* begin *

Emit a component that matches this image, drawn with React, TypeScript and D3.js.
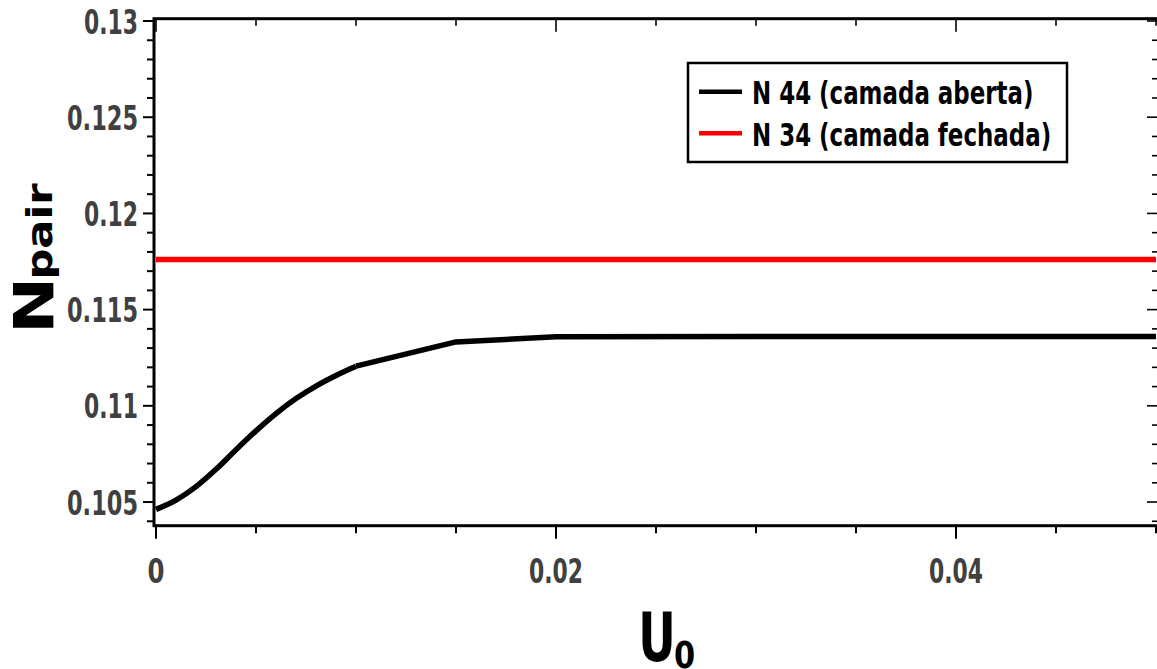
import React from 'react';
import * as d3 from 'd3';

// Pairing number versus interaction strength U0
const u0Open = [0, 0.001, 0.002, 0.003, 0.004, 0.005, 0.006, 0.007, 0.008, 0.009, 0.01, 0.015, 0.02, 0.03, 0.04, 0.05];
const nPairOpen = [0.10462, 0.1051, 0.1058, 0.1067, 0.10772, 0.1087, 0.1096, 0.11038, 0.11103, 0.11158, 0.11206, 0.11332, 0.11359, 0.1136, 0.1136, 0.1136];
const u0Closed = [0, 0.05];
const nPairClosed = [0.11761, 0.11761];

const xTickValues = [0, 0.02, 0.04];
const xTickLabels = ['0', '0.02', '0.04'];
const yTickValues = [0.105, 0.11, 0.115, 0.12, 0.125, 0.13];
const yTickLabels = ['0.105', '0.11', '0.115', '0.12', '0.125', '0.13'];
const legendLabels = ['N 44 (camada aberta)', 'N 34 (camada fechada)'];
const seriesColors = ['#000000', '#ff0000'];

const W = 1157;
const H = 669;
const left = 154;
const right = 1160;
const top = 18.7;
const bottom = 525.7;

const x = d3.scaleLinear().domain([-0.0001, 0.0502]).range([left, right]);
const y = d3.scaleLinear().domain([0.10377, 0.13012]).range([bottom, top]);

const FONT = '"DejaVu Sans", sans-serif';
const LABEL = '#404040';

function labelWidth(s: string) {
  const digits = s.replace('.', '').length;
  return digits * 17 + (s.includes('.') ? 3 : 0);
}

type Pt = [number, number];

export default function App() {
  const pts: Pt[] = u0Open.map((u, i) => [u, nPairOpen[i]]);
  // smooth rise over the dense low-U0 samples, straight segments beyond
  const smoothPart = pts.filter((p) => p[0] <= 0.01 + 1e-9);
  const linearPart = pts.filter((p) => p[0] >= 0.01 - 1e-9);
  const smooth = d3
    .line<Pt>()
    .x((d) => x(d[0]))
    .y((d) => y(d[1]))
    .curve(d3.curveMonotoneX);
  const straight = d3
    .line<Pt>()
    .x((d) => x(d[0]))
    .y((d) => y(d[1]));
  const closedPts: Pt[] = u0Closed.map((u, i) => [u, nPairClosed[i]]);

  const xMinor = d3.range(0, 0.0501, 0.005).filter((v) => !xTickValues.some((t) => Math.abs(t - v) < 1e-9));
  const yMinor = d3.range(0.104, 0.1301, 0.001).filter((v) => !yTickValues.some((t) => Math.abs(t - v) < 1e-9));

  return (
    <svg width={W} height={H} style={{ position: 'absolute', left: 0, top: 0, background: '#fff' }}>
      <rect x={0} y={0} width={W} height={H} fill="#fff" />

      {/* data */}
      <path d={straight(closedPts) || ''} fill="none" stroke={seriesColors[1]} strokeWidth={5.5} />
      <path d={smooth(smoothPart) || ''} fill="none" stroke={seriesColors[0]} strokeWidth={5.5} strokeLinejoin="round" />
      <path d={straight(linearPart) || ''} fill="none" stroke={seriesColors[0]} strokeWidth={5.5} strokeLinejoin="round" />

      {/* frame */}
      <rect x={left} y={top} width={right - left} height={bottom - top} fill="none" stroke="#000" strokeWidth={3} />

      {/* y ticks: outward on left, inward on right */}
      {yTickValues.map((v) => (
        <g key={'ym' + v}>
          <line x1={left - 11} x2={left} y1={y(v)} y2={y(v)} stroke="#000" strokeWidth={2} />
          <line x1={right - 13} x2={right} y1={y(v)} y2={y(v)} stroke="#000" strokeWidth={1.6} />
        </g>
      ))}
      {yMinor.map((v) => (
        <g key={'yn' + v}>
          <line x1={left - 7} x2={left} y1={y(v)} y2={y(v)} stroke="#000" strokeWidth={2} />
          <line x1={right - 8} x2={right} y1={y(v)} y2={y(v)} stroke="#000" strokeWidth={1.6} />
        </g>
      ))}

      {/* x ticks: outward at bottom, inward at top */}
      {xTickValues.map((v) => (
        <g key={'xm' + v}>
          <line x1={x(v)} x2={x(v)} y1={bottom} y2={bottom + 13} stroke="#000" strokeWidth={2} />
          <line x1={x(v)} x2={x(v)} y1={top} y2={top + 13} stroke="#000" strokeWidth={1.6} />
        </g>
      ))}
      {xMinor.map((v) => (
        <g key={'xn' + v}>
          <line x1={x(v)} x2={x(v)} y1={bottom} y2={bottom + 7.5} stroke="#000" strokeWidth={2} />
          <line x1={x(v)} x2={x(v)} y1={top} y2={top + 7} stroke="#000" strokeWidth={1.6} />
        </g>
      ))}

      {/* tick labels */}
      {yTickValues.map((v, i) => (
        <text
          key={'yl' + v}
          x={138}
          y={y(v) + 12.5}
          textAnchor="end"
          fontFamily={FONT}
          fontWeight="bold"
          fontSize={34}
          fill={LABEL}
          textLength={labelWidth(yTickLabels[i])}
          lengthAdjust="spacingAndGlyphs"
        >
          {yTickLabels[i]}
        </text>
      ))}
      {xTickValues.map((v, i) => (
        <text
          key={'xl' + v}
          x={x(v)}
          y={583}
          textAnchor="middle"
          fontFamily={FONT}
          fontWeight="bold"
          fontSize={34}
          fill={LABEL}
          textLength={labelWidth(xTickLabels[i])}
          lengthAdjust="spacingAndGlyphs"
        >
          {xTickLabels[i]}
        </text>
      ))}

      {/* axis titles */}
      <g transform="translate(657,661) scale(0.68,1)">
        <text x={0} y={0} textAnchor="middle" fontFamily={FONT} fontWeight="bold" fontSize={68} fill="#000">
          U
        </text>
      </g>
      <g transform="translate(684.5,667.5) scale(0.8,1)">
        <text x={0} y={0} textAnchor="middle" fontFamily={FONT} fontWeight="bold" fontSize={38} fill="#000">
          0
        </text>
      </g>
      <g transform="translate(53,305.5) rotate(-90) scale(1.22,1)">
        <text x={0} y={0} textAnchor="middle" fontFamily={FONT} fontWeight="bold" fontSize={56} fill="#000">
          N
        </text>
      </g>
      <g transform="translate(52,231.5) rotate(-90) scale(1.2,1)">
        <text x={0} y={0} textAnchor="middle" fontFamily={FONT} fontWeight="bold" fontSize={36} fill="#000">
          pair
        </text>
      </g>

      {/* legend */}
      <rect x={688} y={63} width={379} height={99} fill="#fff" stroke="#000" strokeWidth={2.5} />
      {legendLabels.map((lab, i) => {
        const ly = 91.7 + i * 41.6;
        return (
          <g key={lab}>
            <line x1={699} x2={742} y1={ly} y2={ly} stroke={seriesColors[i]} strokeWidth={4.5} />
            <g transform={`translate(752,${ly + 12.3}) scale(0.717,1)`}>
              <text x={0} y={0} fontFamily={FONT} fontWeight="bold" fontSize={32} fill="#000">
                {lab}
              </text>
            </g>
          </g>
        );
      })}
    </svg>
  );
}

* end *

▸ **What is being asked**
From start to finish, output the listing exactly, but omit its pictures.

▸ **The completed task**
Emit a component that matches this image, drawn with React, TypeScript and D3.js.
import React from 'react';
import * as d3 from 'd3';

// Pairing number versus interaction strength U0
const u0Open = [0, 0.001, 0.002, 0.003, 0.004, 0.005, 0.006, 0.007, 0.008, 0.009, 0.01, 0.015, 0.02, 0.03, 0.04, 0.05];
const nPairOpen = [0.10462, 0.1051, 0.1058, 0.1067, 0.10772, 0.1087, 0.1096, 0.11038, 0.11103, 0.11158, 0.11206, 0.11332, 0.11359, 0.1136, 0.1136, 0.1136];
const u0Closed = [0, 0.05];
const nPairClosed = [0.11761, 0.11761];

const xTickValues = [0, 0.02, 0.04];
const xTickLabels = ['0', '0.02', '0.04'];
const yTickValues = [0.105, 0.11, 0.115, 0.12, 0.125, 0.13];
const yTickLabels = ['0.105', '0.11', '0.115', '0.12', '0.125', '0.13'];
const legendLabels = ['N 44 (camada aberta)', 'N 34 (camada fechada)'];
const seriesColors = ['#000000', '#ff0000'];

const W = 1157;
const H = 669;
const left = 154;
const right = 1160;
const top = 18.7;
const bottom = 525.7;

const x = d3.scaleLinear().domain([-0.0001, 0.0502]).range([left, right]);
const y = d3.scaleLinear().domain([0.10377, 0.13012]).range([bottom, top]);

const FONT = '"DejaVu Sans", sans-serif';
const LABEL = '#404040';

function labelWidth(s: string) {
  const digits = s.replace('.', '').length;
  return digits * 17 + (s.includes('.') ? 3 : 0);
}

type Pt = [number, number];

export default function App() {
  const pts: Pt[] = u0Open.map((u, i) => [u, nPairOpen[i]]);
  // smooth rise over the dense low-U0 samples, straight segments beyond
  const smoothPart = pts.filter((p) => p[0] <= 0.01 + 1e-9);
  const linearPart = pts.filter((p) => p[0] >= 0.01 - 1e-9);
  const smooth = d3
    .line<Pt>()
    .x((d) => x(d[0]))
    .y((d) => y(d[1]))
    .curve(d3.curveMonotoneX);
  const straight = d3
    .line<Pt>()
    .x((d) => x(d[0]))
    .y((d) => y(d[1]));
  const closedPts: Pt[] = u0Closed.map((u, i) => [u, nPairClosed[i]]);

  const xMinor = d3.range(0, 0.0501, 0.005).filter((v) => !xTickValues.some((t) => Math.abs(t - v) < 1e-9));
  const yMinor = d3.range(0.104, 0.1301, 0.001).filter((v) => !yTickValues.some((t) => Math.abs(t - v) < 1e-9));

  return (
    <svg width={W} height={H} style={{ position: 'absolute', left: 0, top: 0, background: '#fff' }}>
      <rect x={0} y={0} width={W} height={H} fill="#fff" />

      {/* data */}
      <path d={straight(closedPts) || ''} fill="none" stroke={seriesColors[1]} strokeWidth={5.5} />
      <path d={smooth(smoothPart) || ''} fill="none" stroke={seriesColors[0]} strokeWidth={5.5} strokeLinejoin="round" />
      <path d={straight(linearPart) || ''} fill="none" stroke={seriesColors[0]} strokeWidth={5.5} strokeLinejoin="round" />

      {/* frame */}
      <rect x={left} y={top} width={right - left} height={bottom - top} fill="none" stroke="#000" strokeWidth={3} />

      {/* y ticks: outward on left, inward on right */}
      {yTickValues.map((v) => (
        <g key={'ym' + v}>
          <line x1={left - 11} x2={left} y1={y(v)} y2={y(v)} stroke="#000" strokeWidth={2} />
          <line x1={right - 13} x2={right} y1={y(v)} y2={y(v)} stroke="#000" strokeWidth={1.6} />
        </g>
      ))}
      {yMinor.map((v) => (
        <g key={'yn' + v}>
          <line x1={left - 7} x2={left} y1={y(v)} y2={y(v)} stroke="#000" strokeWidth={2} />
          <line x1={right - 8} x2={right} y1={y(v)} y2={y(v)} stroke="#000" strokeWidth={1.6} />
        </g>
      ))}

      {/* x ticks: outward at bottom, inward at top */}
      {xTickValues.map((v) => (
        <g key={'xm' + v}>
          <line x1={x(v)} x2={x(v)} y1={bottom} y2={bottom + 13} stroke="#000" strokeWidth={2} />
          <line x1={x(v)} x2={x(v)} y1={top} y2={top + 13} stroke="#000" strokeWidth={1.6} />
        </g>
      ))}
      {xMinor.map((v) => (
        <g key={'xn' + v}>
          <line x1={x(v)} x2={x(v)} y1={bottom} y2={bottom + 7.5} stroke="#000" strokeWidth={2} />
          <line x1={x(v)} x2={x(v)} y1={top} y2={top + 7} stroke="#000" strokeWidth={1.6} />
        </g>
      ))}

      {/* tick labels */}
      {yTickValues.map((v, i) => (
        <text
          key={'yl' + v}
          x={138}
          y={y(v) + 12.5}
          textAnchor="end"
          fontFamily={FONT}
          fontWeight="bold"
          fontSize={34}
          fill={LABEL}
          textLength={labelWidth(yTickLabels[i])}
          lengthAdjust="spacingAndGlyphs"
        >
          {yTickLabels[i]}
        </text>
      ))}
      {xTickValues.map((v, i) => (
        <text
          key={'xl' + v}
          x={x(v)}
          y={583}
          textAnchor="middle"
          fontFamily={FONT}
          fontWeight="bold"
          fontSize={34}
          fill={LABEL}
          textLength={labelWidth(xTickLabels[i])}
          lengthAdjust="spacingAndGlyphs"
        >
          {xTickLabels[i]}
        </text>
      ))}

      {/* axis titles */}
      <g transform="translate(657,661) scale(0.68,1)">
        <text x={0} y={0} textAnchor="middle" fontFamily={FONT} fontWeight="bold" fontSize={68} fill="#000">
          U
        </text>
      </g>
      <g transform="translate(684.5,667.5) scale(0.8,1)">
        <text x={0} y={0} textAnchor="middle" fontFamily={FONT} fontWeight="bold" fontSize={38} fill="#000">
          0
        </text>
      </g>
      <g transform="translate(53,305.5) rotate(-90) scale(1.22,1)">
        <text x={0} y={0} textAnchor="middle" fontFamily={FONT} fontWeight="bold" fontSize={56} fill="#000">
          N
        </text>
      </g>
      <g transform="translate(52,231.5) rotate(-90) scale(1.2,1)">
        <text x={0} y={0} textAnchor="middle" fontFamily={FONT} fontWeight="bold" fontSize={36} fill="#000">
          pair
        </text>
      </g>

      {/* legend */}
      <rect x={688} y={63} width={379} height={99} fill="#fff" stroke="#000" strokeWidth={2.5} />
      {legendLabels.map((lab, i) => {
        const ly = 91.7 + i * 41.6;
        return (
          <g key={lab}>
            <line x1={699} x2={742} y1={ly} y2={ly} stroke={seriesColors[i]} strokeWidth={4.5} />
            <g transform={`translate(752,${ly + 12.3}) scale(0.717,1)`}>
              <text x={0} y={0} fontFamily={FONT} fontWeight="bold" fontSize={32} fill="#000">
                {lab}
              </text>
            </g>
          </g>
        );
      })}
    </svg>
  );
}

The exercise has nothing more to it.